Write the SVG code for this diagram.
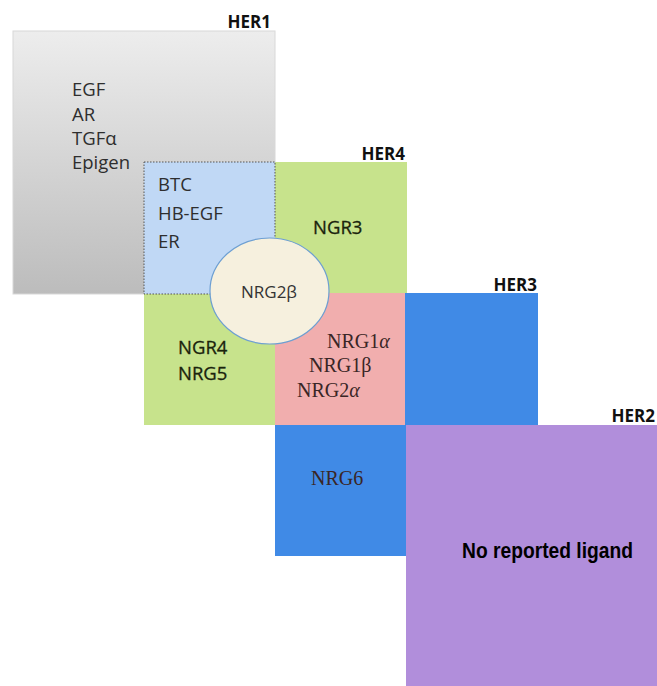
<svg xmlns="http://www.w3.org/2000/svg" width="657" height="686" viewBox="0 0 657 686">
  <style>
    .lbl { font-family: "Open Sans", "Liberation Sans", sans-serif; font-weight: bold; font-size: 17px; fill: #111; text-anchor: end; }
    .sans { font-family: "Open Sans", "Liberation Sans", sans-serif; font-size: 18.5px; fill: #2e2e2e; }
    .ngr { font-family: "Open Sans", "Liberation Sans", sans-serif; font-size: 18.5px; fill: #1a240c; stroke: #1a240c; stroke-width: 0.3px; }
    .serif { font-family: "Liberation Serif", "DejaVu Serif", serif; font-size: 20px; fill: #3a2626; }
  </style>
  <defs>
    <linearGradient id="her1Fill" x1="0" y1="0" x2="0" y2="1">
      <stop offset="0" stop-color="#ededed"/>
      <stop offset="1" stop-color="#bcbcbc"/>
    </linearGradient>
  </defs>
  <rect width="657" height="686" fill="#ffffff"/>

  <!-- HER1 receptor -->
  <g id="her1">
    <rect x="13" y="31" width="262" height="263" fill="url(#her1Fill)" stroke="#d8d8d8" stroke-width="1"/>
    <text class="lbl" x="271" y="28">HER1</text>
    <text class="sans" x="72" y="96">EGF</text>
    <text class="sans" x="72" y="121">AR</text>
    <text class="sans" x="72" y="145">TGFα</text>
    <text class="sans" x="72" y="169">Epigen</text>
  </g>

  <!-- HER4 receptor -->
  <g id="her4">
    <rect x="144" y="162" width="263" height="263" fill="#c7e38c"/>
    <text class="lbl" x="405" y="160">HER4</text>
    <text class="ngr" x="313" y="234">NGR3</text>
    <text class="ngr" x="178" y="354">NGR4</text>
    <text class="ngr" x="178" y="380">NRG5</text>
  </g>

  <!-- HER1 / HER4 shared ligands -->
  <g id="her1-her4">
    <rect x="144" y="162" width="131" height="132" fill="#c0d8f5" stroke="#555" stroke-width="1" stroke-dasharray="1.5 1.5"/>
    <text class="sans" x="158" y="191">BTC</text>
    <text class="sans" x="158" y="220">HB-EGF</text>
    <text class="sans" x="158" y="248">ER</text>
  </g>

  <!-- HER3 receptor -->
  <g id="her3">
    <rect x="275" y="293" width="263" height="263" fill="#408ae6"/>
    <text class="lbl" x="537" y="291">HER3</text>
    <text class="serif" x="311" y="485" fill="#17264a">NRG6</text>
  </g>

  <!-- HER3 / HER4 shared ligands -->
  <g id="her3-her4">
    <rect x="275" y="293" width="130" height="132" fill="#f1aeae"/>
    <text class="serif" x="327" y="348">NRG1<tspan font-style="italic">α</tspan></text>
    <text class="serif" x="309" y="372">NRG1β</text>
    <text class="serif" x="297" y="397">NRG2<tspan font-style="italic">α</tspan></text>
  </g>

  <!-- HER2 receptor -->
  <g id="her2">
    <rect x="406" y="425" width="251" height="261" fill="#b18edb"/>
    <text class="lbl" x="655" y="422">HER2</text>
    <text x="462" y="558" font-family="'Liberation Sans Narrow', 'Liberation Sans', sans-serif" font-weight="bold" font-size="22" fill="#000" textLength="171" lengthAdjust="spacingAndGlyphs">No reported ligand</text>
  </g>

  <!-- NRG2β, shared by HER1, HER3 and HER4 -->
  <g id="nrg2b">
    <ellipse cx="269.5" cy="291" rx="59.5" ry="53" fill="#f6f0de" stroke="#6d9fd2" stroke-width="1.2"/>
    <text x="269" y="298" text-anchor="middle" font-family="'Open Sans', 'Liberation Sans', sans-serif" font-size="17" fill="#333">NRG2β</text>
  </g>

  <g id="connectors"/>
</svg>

================================

* [Requirements] All the material shown above is to be copied exactly, with no pictures carried over.

* [Completed task]
Write the SVG code for this diagram.
<svg xmlns="http://www.w3.org/2000/svg" width="657" height="686" viewBox="0 0 657 686">
  <style>
    .lbl { font-family: "Open Sans", "Liberation Sans", sans-serif; font-weight: bold; font-size: 17px; fill: #111; text-anchor: end; }
    .sans { font-family: "Open Sans", "Liberation Sans", sans-serif; font-size: 18.5px; fill: #2e2e2e; }
    .ngr { font-family: "Open Sans", "Liberation Sans", sans-serif; font-size: 18.5px; fill: #1a240c; stroke: #1a240c; stroke-width: 0.3px; }
    .serif { font-family: "Liberation Serif", "DejaVu Serif", serif; font-size: 20px; fill: #3a2626; }
  </style>
  <defs>
    <linearGradient id="her1Fill" x1="0" y1="0" x2="0" y2="1">
      <stop offset="0" stop-color="#ededed"/>
      <stop offset="1" stop-color="#bcbcbc"/>
    </linearGradient>
  </defs>
  <rect width="657" height="686" fill="#ffffff"/>

  <!-- HER1 receptor -->
  <g id="her1">
    <rect x="13" y="31" width="262" height="263" fill="url(#her1Fill)" stroke="#d8d8d8" stroke-width="1"/>
    <text class="lbl" x="271" y="28">HER1</text>
    <text class="sans" x="72" y="96">EGF</text>
    <text class="sans" x="72" y="121">AR</text>
    <text class="sans" x="72" y="145">TGFα</text>
    <text class="sans" x="72" y="169">Epigen</text>
  </g>

  <!-- HER4 receptor -->
  <g id="her4">
    <rect x="144" y="162" width="263" height="263" fill="#c7e38c"/>
    <text class="lbl" x="405" y="160">HER4</text>
    <text class="ngr" x="313" y="234">NGR3</text>
    <text class="ngr" x="178" y="354">NGR4</text>
    <text class="ngr" x="178" y="380">NRG5</text>
  </g>

  <!-- HER1 / HER4 shared ligands -->
  <g id="her1-her4">
    <rect x="144" y="162" width="131" height="132" fill="#c0d8f5" stroke="#555" stroke-width="1" stroke-dasharray="1.5 1.5"/>
    <text class="sans" x="158" y="191">BTC</text>
    <text class="sans" x="158" y="220">HB-EGF</text>
    <text class="sans" x="158" y="248">ER</text>
  </g>

  <!-- HER3 receptor -->
  <g id="her3">
    <rect x="275" y="293" width="263" height="263" fill="#408ae6"/>
    <text class="lbl" x="537" y="291">HER3</text>
    <text class="serif" x="311" y="485" fill="#17264a">NRG6</text>
  </g>

  <!-- HER3 / HER4 shared ligands -->
  <g id="her3-her4">
    <rect x="275" y="293" width="130" height="132" fill="#f1aeae"/>
    <text class="serif" x="327" y="348">NRG1<tspan font-style="italic">α</tspan></text>
    <text class="serif" x="309" y="372">NRG1β</text>
    <text class="serif" x="297" y="397">NRG2<tspan font-style="italic">α</tspan></text>
  </g>

  <!-- HER2 receptor -->
  <g id="her2">
    <rect x="406" y="425" width="251" height="261" fill="#b18edb"/>
    <text class="lbl" x="655" y="422">HER2</text>
    <text x="462" y="558" font-family="'Liberation Sans Narrow', 'Liberation Sans', sans-serif" font-weight="bold" font-size="22" fill="#000" textLength="171" lengthAdjust="spacingAndGlyphs">No reported ligand</text>
  </g>

  <!-- NRG2β, shared by HER1, HER3 and HER4 -->
  <g id="nrg2b">
    <ellipse cx="269.5" cy="291" rx="59.5" ry="53" fill="#f6f0de" stroke="#6d9fd2" stroke-width="1.2"/>
    <text x="269" y="298" text-anchor="middle" font-family="'Open Sans', 'Liberation Sans', sans-serif" font-size="17" fill="#333">NRG2β</text>
  </g>

  <g id="connectors"/>
</svg>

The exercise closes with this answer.